Determine the frequency at which your data is accessed. Understanding the frequency of data access can help you understand the performance that you require for your storage. For example, data that is accessed frequently usually resides on fast storage.
- Hot data: Data that is accessed frequently. Common use cases are web or mobile apps.
- Cool or warm data: Data that is accessed infrequently, such as once a month or less. Common use cases are archives, short-term data retention, or disaster recovery.
- Cold data: Data that is rarely accessed, if at all. Common use cases are archives, long-term backups, historical data.
- Frozen data: Data that is not accessed and that you need to keep due to legal reasons.
If you cannot predict the frequency or the frequency does not follow a strict pattern, determine whether your workloads are read-heavy, write-heavy, or balanced. Then, look at the storage option that fits your workload and investigate what storage tier gives you the flexibility that you need.
Investigate if your data must be shared across multiple app instances.
When you use Kubernetes persistent volumes to access your storage, you can determine the number of pods that can mount the volume at the same time. Some storage solutions, such as block storage, can be accessed by one pod at a time only. With other storage solutions, you can share the volume across multiple pods.
Understand other storage characteristics that impact your choice.
- Consistency: The guarantee that a read operation returns the latest version of a file. Storage solutions can provide strong consistency when you are guaranteed to always receive the latest version of a file, or eventual consistency when the read operation might not return the latest version. You often find eventual consistency in geographically distributed systems where a write operation first must be replicated across all instances.
- Performance: The time that it takes to complete a read or write operation.
- Durability: The guarantee that a write operation that is committed to your storage survives permanently and does not get corrupted or lost, even if gigabytes or terabytes of data are written to your storage at the same time.
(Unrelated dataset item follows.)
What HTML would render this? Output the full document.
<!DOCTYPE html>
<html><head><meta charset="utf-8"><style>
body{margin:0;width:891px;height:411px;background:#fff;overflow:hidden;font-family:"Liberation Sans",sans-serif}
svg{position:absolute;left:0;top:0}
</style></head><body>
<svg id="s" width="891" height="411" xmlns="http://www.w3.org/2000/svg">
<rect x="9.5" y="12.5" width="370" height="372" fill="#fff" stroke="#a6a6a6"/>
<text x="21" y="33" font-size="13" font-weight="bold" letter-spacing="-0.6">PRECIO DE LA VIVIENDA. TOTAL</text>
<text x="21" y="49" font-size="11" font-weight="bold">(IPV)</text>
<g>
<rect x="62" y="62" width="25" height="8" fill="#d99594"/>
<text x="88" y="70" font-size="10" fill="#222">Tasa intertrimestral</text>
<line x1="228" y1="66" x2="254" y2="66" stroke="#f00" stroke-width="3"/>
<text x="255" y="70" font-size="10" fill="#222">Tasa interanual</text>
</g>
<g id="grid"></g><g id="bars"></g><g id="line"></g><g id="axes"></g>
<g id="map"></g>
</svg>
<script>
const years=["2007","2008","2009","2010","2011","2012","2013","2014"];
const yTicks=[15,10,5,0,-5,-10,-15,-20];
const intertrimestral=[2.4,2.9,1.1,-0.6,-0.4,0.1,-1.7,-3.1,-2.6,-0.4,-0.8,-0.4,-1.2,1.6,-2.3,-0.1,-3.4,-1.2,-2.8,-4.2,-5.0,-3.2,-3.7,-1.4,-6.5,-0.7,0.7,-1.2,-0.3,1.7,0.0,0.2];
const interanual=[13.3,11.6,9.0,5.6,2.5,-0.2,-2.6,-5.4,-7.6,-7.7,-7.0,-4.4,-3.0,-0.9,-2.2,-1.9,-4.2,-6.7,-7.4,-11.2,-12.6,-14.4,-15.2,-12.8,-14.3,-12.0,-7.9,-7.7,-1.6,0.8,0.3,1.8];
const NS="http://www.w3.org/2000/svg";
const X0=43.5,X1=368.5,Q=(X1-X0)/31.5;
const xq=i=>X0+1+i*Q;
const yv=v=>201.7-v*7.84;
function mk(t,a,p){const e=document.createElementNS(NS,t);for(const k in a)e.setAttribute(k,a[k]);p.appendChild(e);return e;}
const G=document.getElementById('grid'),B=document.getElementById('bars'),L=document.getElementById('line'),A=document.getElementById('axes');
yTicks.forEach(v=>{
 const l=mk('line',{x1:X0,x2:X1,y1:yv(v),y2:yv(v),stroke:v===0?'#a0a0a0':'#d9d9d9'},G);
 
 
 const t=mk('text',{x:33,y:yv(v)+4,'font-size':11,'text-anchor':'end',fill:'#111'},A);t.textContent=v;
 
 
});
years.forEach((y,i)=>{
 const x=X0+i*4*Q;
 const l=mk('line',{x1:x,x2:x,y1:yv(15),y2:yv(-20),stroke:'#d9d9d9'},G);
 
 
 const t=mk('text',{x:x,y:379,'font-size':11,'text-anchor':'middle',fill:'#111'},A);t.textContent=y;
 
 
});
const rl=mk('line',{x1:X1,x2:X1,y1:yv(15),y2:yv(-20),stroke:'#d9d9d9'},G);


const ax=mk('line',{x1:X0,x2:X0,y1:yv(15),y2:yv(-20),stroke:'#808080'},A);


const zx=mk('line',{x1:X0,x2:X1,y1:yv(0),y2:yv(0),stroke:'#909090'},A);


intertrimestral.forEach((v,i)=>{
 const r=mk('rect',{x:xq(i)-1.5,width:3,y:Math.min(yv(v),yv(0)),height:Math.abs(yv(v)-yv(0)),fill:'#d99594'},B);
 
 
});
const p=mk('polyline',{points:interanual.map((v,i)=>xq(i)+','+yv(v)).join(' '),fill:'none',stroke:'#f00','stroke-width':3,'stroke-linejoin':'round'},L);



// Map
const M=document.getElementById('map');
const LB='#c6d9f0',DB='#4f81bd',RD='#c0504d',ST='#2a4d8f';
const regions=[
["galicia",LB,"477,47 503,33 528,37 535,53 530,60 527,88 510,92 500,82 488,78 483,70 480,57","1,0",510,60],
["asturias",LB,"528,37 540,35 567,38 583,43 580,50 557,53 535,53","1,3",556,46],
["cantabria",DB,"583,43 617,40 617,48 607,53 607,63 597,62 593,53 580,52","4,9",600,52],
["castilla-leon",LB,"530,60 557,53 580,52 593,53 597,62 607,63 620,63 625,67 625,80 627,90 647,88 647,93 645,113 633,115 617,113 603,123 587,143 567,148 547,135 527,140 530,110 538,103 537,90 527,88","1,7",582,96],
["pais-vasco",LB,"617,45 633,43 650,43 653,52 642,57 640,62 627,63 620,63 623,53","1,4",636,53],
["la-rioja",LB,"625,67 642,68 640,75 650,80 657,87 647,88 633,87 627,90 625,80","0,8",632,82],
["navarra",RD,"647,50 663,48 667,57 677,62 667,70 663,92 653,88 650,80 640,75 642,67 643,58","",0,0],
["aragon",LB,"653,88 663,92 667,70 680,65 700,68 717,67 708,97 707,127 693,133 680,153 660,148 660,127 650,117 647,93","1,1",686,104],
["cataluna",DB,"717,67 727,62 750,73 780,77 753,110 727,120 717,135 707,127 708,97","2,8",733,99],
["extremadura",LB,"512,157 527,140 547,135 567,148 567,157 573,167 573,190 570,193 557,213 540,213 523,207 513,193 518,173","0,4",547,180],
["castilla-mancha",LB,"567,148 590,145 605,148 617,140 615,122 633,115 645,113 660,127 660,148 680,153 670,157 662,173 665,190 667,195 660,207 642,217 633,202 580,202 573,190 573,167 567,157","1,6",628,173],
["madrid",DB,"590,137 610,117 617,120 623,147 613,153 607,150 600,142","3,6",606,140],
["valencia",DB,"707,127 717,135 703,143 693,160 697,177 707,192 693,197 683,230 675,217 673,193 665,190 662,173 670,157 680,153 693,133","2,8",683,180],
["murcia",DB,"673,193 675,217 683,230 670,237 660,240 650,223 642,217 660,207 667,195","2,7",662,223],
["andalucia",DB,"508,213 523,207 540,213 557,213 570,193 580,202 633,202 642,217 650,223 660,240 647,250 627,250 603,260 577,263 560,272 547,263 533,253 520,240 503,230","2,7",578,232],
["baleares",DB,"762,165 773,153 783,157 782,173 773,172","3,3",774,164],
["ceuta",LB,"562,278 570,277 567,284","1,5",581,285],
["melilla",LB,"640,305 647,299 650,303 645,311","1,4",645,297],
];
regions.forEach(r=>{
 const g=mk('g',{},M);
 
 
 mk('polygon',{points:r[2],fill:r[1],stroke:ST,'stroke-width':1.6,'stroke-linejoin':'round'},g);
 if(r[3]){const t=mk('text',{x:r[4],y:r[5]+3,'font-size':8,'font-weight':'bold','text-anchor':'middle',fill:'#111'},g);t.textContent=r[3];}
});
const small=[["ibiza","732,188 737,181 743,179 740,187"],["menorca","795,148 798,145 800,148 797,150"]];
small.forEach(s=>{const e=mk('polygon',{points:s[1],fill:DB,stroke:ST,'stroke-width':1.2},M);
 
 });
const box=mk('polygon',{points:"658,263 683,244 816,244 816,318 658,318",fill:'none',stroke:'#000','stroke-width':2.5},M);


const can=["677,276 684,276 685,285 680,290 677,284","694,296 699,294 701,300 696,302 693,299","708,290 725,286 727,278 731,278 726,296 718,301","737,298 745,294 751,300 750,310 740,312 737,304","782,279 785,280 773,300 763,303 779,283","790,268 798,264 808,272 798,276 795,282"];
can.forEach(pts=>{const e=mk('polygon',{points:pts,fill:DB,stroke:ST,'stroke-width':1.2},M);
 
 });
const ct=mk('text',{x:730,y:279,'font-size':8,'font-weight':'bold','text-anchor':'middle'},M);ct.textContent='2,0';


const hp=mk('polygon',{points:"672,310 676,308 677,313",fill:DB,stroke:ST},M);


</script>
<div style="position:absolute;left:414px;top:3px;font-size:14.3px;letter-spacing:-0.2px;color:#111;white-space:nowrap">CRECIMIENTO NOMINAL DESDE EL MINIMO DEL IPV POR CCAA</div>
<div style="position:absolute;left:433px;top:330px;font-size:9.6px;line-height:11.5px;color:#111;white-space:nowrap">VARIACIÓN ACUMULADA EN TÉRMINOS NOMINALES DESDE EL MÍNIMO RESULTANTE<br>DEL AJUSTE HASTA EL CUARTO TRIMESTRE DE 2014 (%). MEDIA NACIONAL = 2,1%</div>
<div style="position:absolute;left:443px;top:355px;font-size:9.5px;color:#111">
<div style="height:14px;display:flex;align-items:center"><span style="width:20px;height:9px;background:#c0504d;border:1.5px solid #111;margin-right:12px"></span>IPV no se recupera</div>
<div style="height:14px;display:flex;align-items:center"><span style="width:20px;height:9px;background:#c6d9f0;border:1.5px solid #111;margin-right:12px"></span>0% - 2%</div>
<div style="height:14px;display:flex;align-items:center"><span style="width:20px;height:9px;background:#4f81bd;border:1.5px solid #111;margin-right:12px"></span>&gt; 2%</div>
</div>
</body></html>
- Resiliency: The ability to recover from an outage and continue operations, even if a hardware or software component failed. For example, your physical storage experiences a power outage, a network outage, or is destroyed during a natural disaster.
- Availability: The ability to provide access to your data, even if a data center or a region is unavailable. Availability for your data is usually achieved by adding redundancy and setting up failover mechanisms.
- Scalability: The ability to extend capacity and customize performance based on your needs.
- Encryption: The masking of data to prevent visibility when data is accessed by an unauthorized user.
Review the available persistent storage solutions and pick the solution that best fits your app and data requirements. For the available solutions, see Storage guide.